When Eric and I first started dating, he took me to what was then Montreal’s hottest restaurant, Toqué. It was a little too innovative for my taste. All the dishes on the menu showcased the most random combinations of ingredients. For example, one of us (I no longer remember who) ordered scallops with wild Maine blueberries and fiddlehead ferns. That, my friends, was the most sensible sounding entrée on the menu. I remember thinking it was so strange to add ferns, something that grows in my backyard, something that dinosaurs feasted on tens of millions of years ago, to what was supposedly a gourmet dish. Frankly, it still strikes me as odd, but now I’m willing to eat them as Vermonters do, with lots of butter and salt.

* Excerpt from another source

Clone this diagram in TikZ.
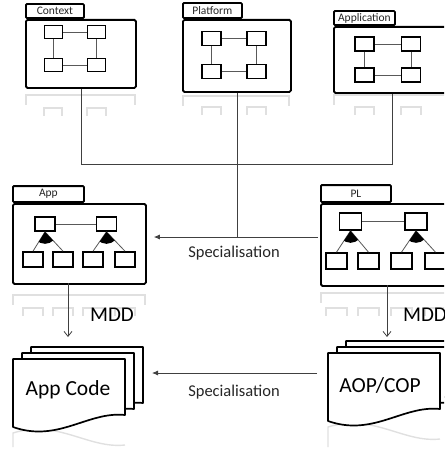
\documentclass[tikz,border=0pt]{standalone}
\usepackage{fontspec}
\setmainfont{Carlito}
\usetikzlibrary{arrows.meta}

\tikzset{
  pkg/.style={draw, line width=1.8pt, rounded corners=1.5pt, fill=white, inner sep=0pt, anchor=north west},
  pkgtab/.style={draw, line width=1.8pt, rounded corners=1pt, fill=white, inner sep=0pt, anchor=south west,
    text=black!85, font=\fontsize{11.5}{11.5}\selectfont},
  cell/.style={draw, line width=1.6pt, fill=white, inner sep=0pt},
  link/.style={line width=0.8pt, black!65},
  wire/.style={line width=0.8pt, black!75},
  ghost/.style={line width=1.4pt, black!12},
  sheet/.style={draw, line width=1.7pt, fill=white, line join=round},
  speclbl/.style={text=black!85, font=\fontsize{16.5}{16.5}\selectfont},
  mddlbl/.style={font=\fontsize{21}{21}\selectfont},
  doclbl/.style={font=\fontsize{21.5}{21.5}\selectfont},
  mddarrow/.style={wire, -{Straight Barb[length=5pt,width=8pt]}},
  specarrow/.style={wire, -{Latex[length=6pt,width=5pt]}},
  docpage/.pic={\filldraw[sheet] (0,0) -- (112,0) -- (112,56) .. controls (75,52) and (45,84) .. (0,68) -- cycle;}
}

% faint mirror image under a package
\newcommand{\ghostpkg}[5]{%
  \draw[ghost] (#1,#3+10) -- (#1,#3) -- (#2,#3) -- (#2,#3+10);
  \foreach \a/\b in {#5} \draw[ghost] (\a,#4+8) -- (\a,#4) -- (\b,#4) -- (\b,#4+8);
}

% parent cell with two children
\newcommand{\forklink}[3]{%
  \draw[link] (#1.south) -- (#2.north) (#1.south) -- (#3.north);
  \begin{scope}
    \clip (#1.south) circle [radius=12pt];
    \fill (#1.south) -- (#2.north) -- (#3.north) -- cycle;
  \end{scope}
}

\begin{document}
\begin{tikzpicture}[x=1pt, y=-1pt]
	\useasboundingbox (0,0) rectangle (444,452);
	\clip (0,0) rectangle (444,452);

	% Reflections
	\ghostpkg{26}{135}{95}{108}{44/62,87/106}
	\ghostpkg{183}{289}{96}{107}{202/221,247/266}
	\ghostpkg{334}{450}{95}{107}{355/374,401/421}
	\ghostpkg{13}{145}{295}{308}{23/43,53/73,83/103,115/135}
	\ghostpkg{321}{460}{293}{308}{326/347,358/379,391/412,425/446}
	\draw[ghost] (13,447) -- (13,433) .. controls (58,419) and (88,449) .. (125,445);
	\draw[ghost] (328,447) -- (328,427) .. controls (373,413) and (403,443) .. (440,439);

	% Context
	\node[pkg, minimum width=110, minimum height=68] (ctx) at (25,19) {};
	\node[pkgtab, minimum width=58, minimum height=14] (ctxtab) at (ctx.north west) {Context};
	\node[cell, minimum width=18, minimum height=13] (ctx1) at (53.5,32) {};
	\node[cell, minimum width=18, minimum height=13] (ctx2) at (96.5,32) {};
	\node[cell, minimum width=18, minimum height=13] (ctx3) at (53.5,65) {};
	\node[cell, minimum width=18, minimum height=13] (ctx4) at (96.5,65) {};
	\draw[link] (ctx1) -- (ctx2) -- (ctx4) -- (ctx3) -- (ctx1);

	% Platform
	\node[pkg, minimum width=108, minimum height=72] (plat) at (182,19) {};
	\node[pkgtab, minimum width=59, minimum height=15] (plattab) at (plat.north west) {Platform};
	\node[cell, minimum width=19, minimum height=14] (plat1) at (211.5,38.5) {};
	\node[cell, minimum width=19, minimum height=14] (plat2) at (256.5,38.5) {};
	\node[cell, minimum width=19, minimum height=14] (plat3) at (211.5,71.5) {};
	\node[cell, minimum width=19, minimum height=14] (plat4) at (256.5,71.5) {};
	\draw[link] (plat1) -- (plat2) -- (plat4) -- (plat3) -- (plat1);

	% Application
	\node[pkg, minimum width=117, minimum height=66] (appl) at (333,26) {};
	\node[pkgtab, minimum width=61, minimum height=14] (appltab) at (appl.north west) {Application};
	\node[cell, minimum width=19, minimum height=14] (appl1) at (364.5,44) {};
	\node[cell, minimum width=19, minimum height=14] (appl2) at (411,44) {};
	\node[cell, minimum width=19, minimum height=14] (appl3) at (364.5,75) {};
	\node[cell, minimum width=19, minimum height=14] (appl4) at (411,75) {};
	\draw[link] (appl1) -- (appl2) -- (appl4) -- (appl3) -- (appl1);

	% App
	\node[pkg, minimum width=133, minimum height=80] (app) at (12,203) {};
	\node[pkgtab, minimum width=71, minimum height=16] (apptab) at (app.north west) {App};
	\node[cell, minimum width=20, minimum height=14] (apptop1) at (45,224) {};
	\node[cell, minimum width=20, minimum height=14] (apptop2) at (106.5,224) {};
	\foreach \i/\x in {1/33,2/63,3/93,4/125}
		\node[cell, minimum width=20, minimum height=15] (appbot\i) at (\x,259.5) {};
	\draw[link] (apptop1) -- (apptop2);
	\forklink{apptop1}{appbot1}{appbot2}
	\forklink{apptop2}{appbot3}{appbot4}

	% PL
	\node[pkg, minimum width=140, minimum height=82] (pl) at (320,203) {};
	\node[pkgtab, minimum width=70, minimum height=17] (pltab) at (pl.north west) {PL};
	\node[cell, minimum width=22, minimum height=17] (pltop1) at (350.5,221.5) {};
	\node[cell, minimum width=22, minimum height=17] (pltop2) at (416,221.5) {};
	\foreach \i/\x in {1/336.5,2/368.5,3/401.5,4/435.5}
		\node[cell, minimum width=21, minimum height=16] (plbot\i) at (\x,261) {};
	\draw[link] (pltop1) -- (pltop2);
	\forklink{pltop1}{plbot1}{plbot2}
	\forklink{pltop2}{plbot3}{plbot4}

	% Code stacks
	\foreach \k in {2,1,0}
		\pic at ({13+9*\k},{359-6*\k}) {docpage};
	\node[doclbl] (appcode) at (68,390) {App Code};
	\foreach \k in {2,1,0}
		\pic at ({328+9*\k},{353-6*\k}) {docpage};
	\node[doclbl] (aopcop) at (380,385) {AOP/COP};
	\coordinate (appdoc) at (143,347);
	\coordinate (aopdoc) at (328,341);

	% Connectors
	\coordinate (bus) at (0,164);
	\coordinate (spec1) at (0,237);
	\coordinate (spec2) at (0,373);
	\coordinate (appout) at (68,283);
	\coordinate (plout) at (387,285);
	\draw[wire] (ctx.south) -- (ctx.south |- bus) -- (appl.south |- bus) -- (appl.south);
	\draw[wire] (plat.south) -- (plat.south |- spec1);
	\draw[specarrow, shorten <=2pt, shorten >=7pt] (pl.west |- spec1) -- (app.east |- spec1);
	\node[speclbl] (spec1lbl) at (234,253) {Specialisation};
	\draw[mddarrow, shorten >=10pt] (appout) -- (appout |- appdoc);
	\draw[mddarrow, shorten >=4pt] (plout) -- (plout |- aopdoc);
	\node[mddlbl] (mdd1) at (112,315) {MDD};
	\node[mddlbl] (mdd2) at (425,315) {MDD};
	\draw[specarrow, shorten <=11pt, shorten >=9pt] (aopdoc |- spec2) -- (appdoc |- spec2);
	\node[speclbl] (spec2lbl) at (234,392) {Specialisation};

\end{tikzpicture}
\end{document}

I realize now that the reason I missed the fiddleheads in my yard when they were young is because they were completely covered by weeds. I couldn’t see them growing. Next year I will know to peek between the weeds throughout the month of April so that I can catch the ferns while they’re young.

Fortunately, I may still have a chance to sample fiddlehead ferns: There’s on old, blind farmer who lives on route 7A who sells them every year. When I was passing by his home the other day, I saw the wooden sign he puts out on his property every spring. It reads: FIDDLEHEAD FERNS.